We received 577 responses to the open question through all response channels. Many respondents supported the ambition and consider this a very important focus, particularly in light of the effects of the COVID-19 pandemic on some groups of people.

Respondents supported CQC being able to detect inequality by continuous, proactive monitoring of services and by engaging with people who use services from diverse backgrounds.

"The focus the entire strategy places on hearing from diverse populations and involving people is admirable and vital for tacking inequalities. However, to fully address inequalities, services would need to make financial investments... "

(person using services/public)

There were also some specific queries and concerns from the responses, including:

  • CQC is unlikely to be able to influence the wider determinants of inequality and there is no clear plan what our role would be

Our ambition focuses on reducing inequalities in health and care. Our core purpose is to make sure that everyone receives safe, high-quality care in whatever setting and wherever they live. This involves working with partners across health and social care to ensure that individual services and local system frameworks deliver good care for all people, including people in different equality groups, so they can:

  • access good quality care that meets their needs and preferences
  • have an equally good experience of care
  • have equally good outcomes from using care services.

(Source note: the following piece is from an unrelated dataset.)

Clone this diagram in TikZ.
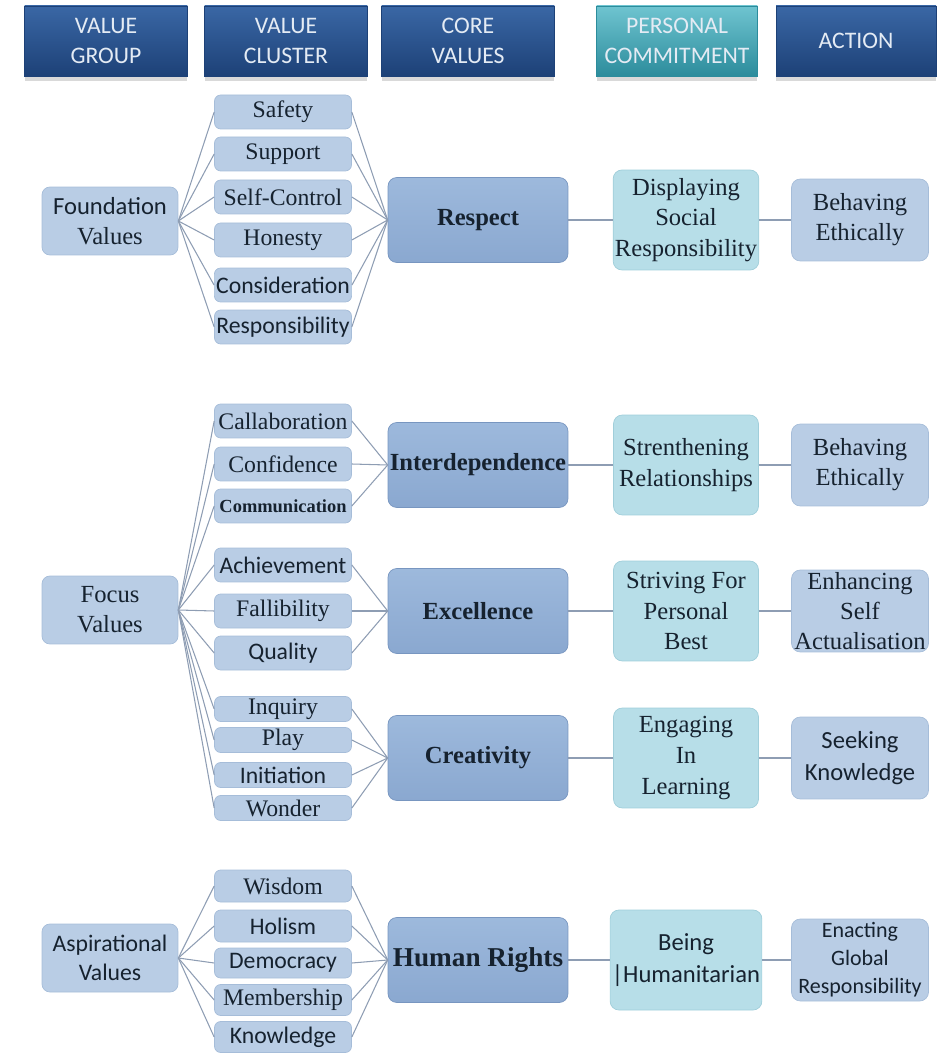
\documentclass[tikz,border=0pt]{standalone}
\usepackage{fontspec}
\setmainfont{Liberation Serif}
\newfontfamily\calib{Carlito}
\usepackage{xcolor}
\usepackage{tikz}
\usetikzlibrary{shapes,positioning,shadows}
\tikzstyle{header} = [rectangle, draw=navybot, text=headtext, align=center, minimum width=3.26cm, minimum height=1.4cm, top color=navytop, bottom color=navybot, drop shadow={opacity=0.3, shadow xshift=0pt, shadow yshift=-3pt}, font=\calib\fontsize{13.5}{17}\selectfont]
\tikzstyle{group} = [rectangle, draw=boxedge, fill=boxfill, text=inkblue, rounded corners=4.5pt, align=center, minimum width=2.72cm, minimum height=1.36cm, inner sep=1pt, font=\fontsize{14}{17}\selectfont]
\tikzstyle{cluster} = [rectangle, draw=boxedge, fill=boxfill, text=inkblue, rounded corners=3.5pt, align=center, minimum width=2.74cm, minimum height=0.68cm, inner sep=1pt, font=\fontsize{13.5}{16}\selectfont]
\tikzstyle{small} = [minimum height=0.5cm, inner sep=0pt]
\tikzstyle{core} = [rectangle, draw=coreedge, top color=coretop, bottom color=corefill, text=inkblue, rounded corners=5pt, align=center, minimum width=3.6cm, minimum height=1.7cm, inner sep=1pt, font=\bfseries\fontsize{14}{17}\selectfont]
\tikzstyle{commit} = [rectangle, draw=comedge, fill=comfill, text=inkblue, rounded corners=5pt, align=center, minimum width=2.9cm, minimum height=2cm, inner sep=1pt, font=\fontsize{14}{17.5}\selectfont]
\tikzstyle{action} = [rectangle, draw=boxedge, fill=boxfill, text=inkblue, rounded corners=5pt, align=center, minimum width=2.74cm, minimum height=1.64cm, inner sep=1pt, font=\fontsize{14}{17}\selectfont]
\tikzstyle{sans} = [font=\calib\fontsize{13.5}{16.5}\selectfont]
\tikzstyle{link} = [draw=linkgray, line width=0.6pt]
\definecolor{navytop}{HTML}{3A67A5}
\definecolor{navybot}{HTML}{1D4177}
\definecolor{tealtop}{HTML}{6FC4D0}
\definecolor{tealbot}{HTML}{2C8C9C}
\definecolor{headtext}{HTML}{E4EBF4}
\definecolor{boxfill}{HTML}{B9CDE5}
\definecolor{boxedge}{HTML}{A6BDD9}
\definecolor{coretop}{HTML}{9DB9DC}
\definecolor{corefill}{HTML}{8AA8D0}
\definecolor{coreedge}{HTML}{7896C0}
\definecolor{comfill}{HTML}{B7DEE8}
\definecolor{comedge}{HTML}{A0CEDA}
\definecolor{inkblue}{HTML}{16222F}
\definecolor{linkgray}{HTML}{8E9DB3}

\begin{document}
\begin{tikzpicture}[x=0.02cm, y=-0.02cm]
	\useasboundingbox (0,0) rectangle (950,1053);
	% column titles
	\node[header] (hgroup) at (106,41) {VALUE\\GROUP};
	\node[header] (hcluster) at (286,41) {VALUE\\CLUSTER};
	\node[header, minimum width=3.46cm] (hcore) at (468,41) {CORE\\VALUES};
	\node[header, minimum width=3.22cm, top color=tealtop, bottom color=tealbot, draw=tealbot] (hcommit) at (677,41) {PERSONAL\\COMMITMENT};
	\node[header, minimum width=3.2cm] (haction) at (856,41) {ACTION};

	% foundation values
	\node[group] (fnd) at (110,221) {{\calib Foundation}\\Values};
	\node[cluster] (safety) at (283,112) {Safety};
	\node[cluster] (support) at (283,154) {Support};
	\node[cluster] (selfctl) at (283,197) {Self-Control};
	\node[cluster] (honesty) at (283,240) {Honesty};
	\node[cluster, sans] (consid) at (283,285) {Consideration};
	\node[cluster, sans] (respons) at (283,327) {Responsibility};
	\node[core] (respect) at (478,220) {Respect};
	\node[commit] (display) at (686,220) {Displaying\\Social\\Responsibility};
	\node[action] (ethic1) at (860,220) {Behaving\\Ethically};
	\foreach \c in {safety,support,selfctl,honesty,consid,respons}{
		\draw[link] (fnd.east) -- (\c.west);
		\draw[link] (\c.east) -- (respect.west);
	}
	\draw[link] (respect) -- (display) -- (ethic1);

	% focus values
	\node[group] (focus) at (110,610) {Focus\\Values};
	\node[cluster] (collab) at (283,421) {Callaboration};
	\node[cluster] (confid) at (283,464) {Confidence};
	\node[cluster, font=\bfseries\fontsize{10.5}{12}\selectfont] (commun) at (283,506) {Communication};
	\node[cluster, sans] (achieve) at (283,565) {Achievement};
	\node[cluster] (fallib) at (283,611) {Fallibility};
	\node[cluster, sans] (quality) at (283,653) {Quality};
	\node[cluster, small] (inquiry) at (283,709) {Inquiry};
	\node[cluster, small] (play) at (283,740) {Play};
	\node[cluster, small, sans] (initia) at (283,775) {Initiation};
	\node[cluster, small] (wonder) at (283,808) {Wonder};
	\node[core] (interdep) at (478,465) {Interdependence};
	\node[core] (excel) at (478,611) {Excellence};
	\node[core] (creat) at (478,758) {Creativity};
	\node[commit] (strengthen) at (686,465) {Strenthening\\Relationships};
	\node[commit] (striving) at (686,611) {Striving For\\Personal\\Best};
	\node[commit] (engaging) at (686,758) {Engaging\\In\\Learning};
	\node[action] (ethic2) at (860,465) {Behaving\\Ethically};
	\node[action] (enhance) at (860,611) {Enhancing\\Self\\Actualisation};
	\node[action, sans, font=\calib\fontsize{14}{18}\selectfont] (seeking) at (860,758) {Seeking\\Knowledge};
	\foreach \c in {collab,confid,commun,achieve,fallib,quality,inquiry,play,initia,wonder}
		\draw[link] (focus.east) -- (\c.west);
	\foreach \c in {collab,confid,commun}
		\draw[link] (\c.east) -- (interdep.west);
	\foreach \c in {achieve,fallib,quality}
		\draw[link] (\c.east) -- (excel.west);
	\foreach \c in {inquiry,play,initia,wonder}
		\draw[link] (\c.east) -- (creat.west);
	\draw[link] (interdep) -- (strengthen) -- (ethic2);
	\draw[link] (excel) -- (striving) -- (enhance);
	\draw[link] (creat) -- (engaging) -- (seeking);

	% aspirational values
	\node[group, sans] (aspire) at (110,958) {Aspirational\\Values};
	\node[cluster, minimum height=0.64cm] (wisdom) at (283,886) {Wisdom};
	\node[cluster, sans, minimum height=0.64cm] (holism) at (283,926) {Holism};
	\node[cluster, sans, minimum height=0.6cm] (democ) at (283,963) {Democracy};
	\node[cluster, minimum height=0.62cm] (member) at (283,1000) {Membership};
	\node[cluster, sans, minimum height=0.62cm] (knowl) at (283,1037) {Knowledge};
	\node[core, font=\bfseries\fontsize{15.5}{18}\selectfont] (rights) at (478,960) {Human Rights};
	\node[commit, sans, font=\calib\fontsize{14}{18}\selectfont] (being) at (686,960) {Being\\|Humanitarian};
	\node[action, sans, font=\calib\fontsize{12.5}{16}\selectfont] (enact) at (860,960) {Enacting\\Global\\Responsibility};
	\foreach \c in {wisdom,holism,democ,member,knowl}{
		\draw[link] (aspire.east) -- (\c.west);
		\draw[link] (\c.east) -- (rights.west);
	}
	\draw[link] (rights) -- (being) -- (enact);
\end{tikzpicture}
\end{document}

We will ensure the evidence we gather and the way in which we assess and report on the provision of services specifically includes a focus on reducing inequalities such as in access to care and in people’s outcomes. Where possible, we will report back on progress for people with different equality characteristics and in different places. We will take action where we find services are not making improvements

We’ll focus on getting feedback from people who are most likely to have a poorer experience of care and who are less able to speak up about their care.

We’ll also work with strategic partners and other stakeholders to influence how local health and care systems develop and shape the wider factors that cause health inequalities beyond the health and social care system – such as poverty, educational opportunities, employment and environmental factors.

Our new Equality Objectives, to be published later in summer 2021, will provide further information about this.

Measuring the impact on equality

We produced a draft impact assessment to identify the opportunities and risks for promoting equality and human rights through our new strategy. We asked for views on:

We received 381 responses through all channels. Respondents supported the focus on equality and human rights. They felt it will help to reduce inequalities and the opportunities identified are a welcome development, particularly for minority groups that may be under-represented.

Some respondents felt the draft equality impact assessment was lacking in detail about what practical steps we would take as a result of the assessment.

As this was a draft impact assessment, we have considered feedback and made some changes. We will have more specific actions and in our Equality objectives, to be published in Summer 2021.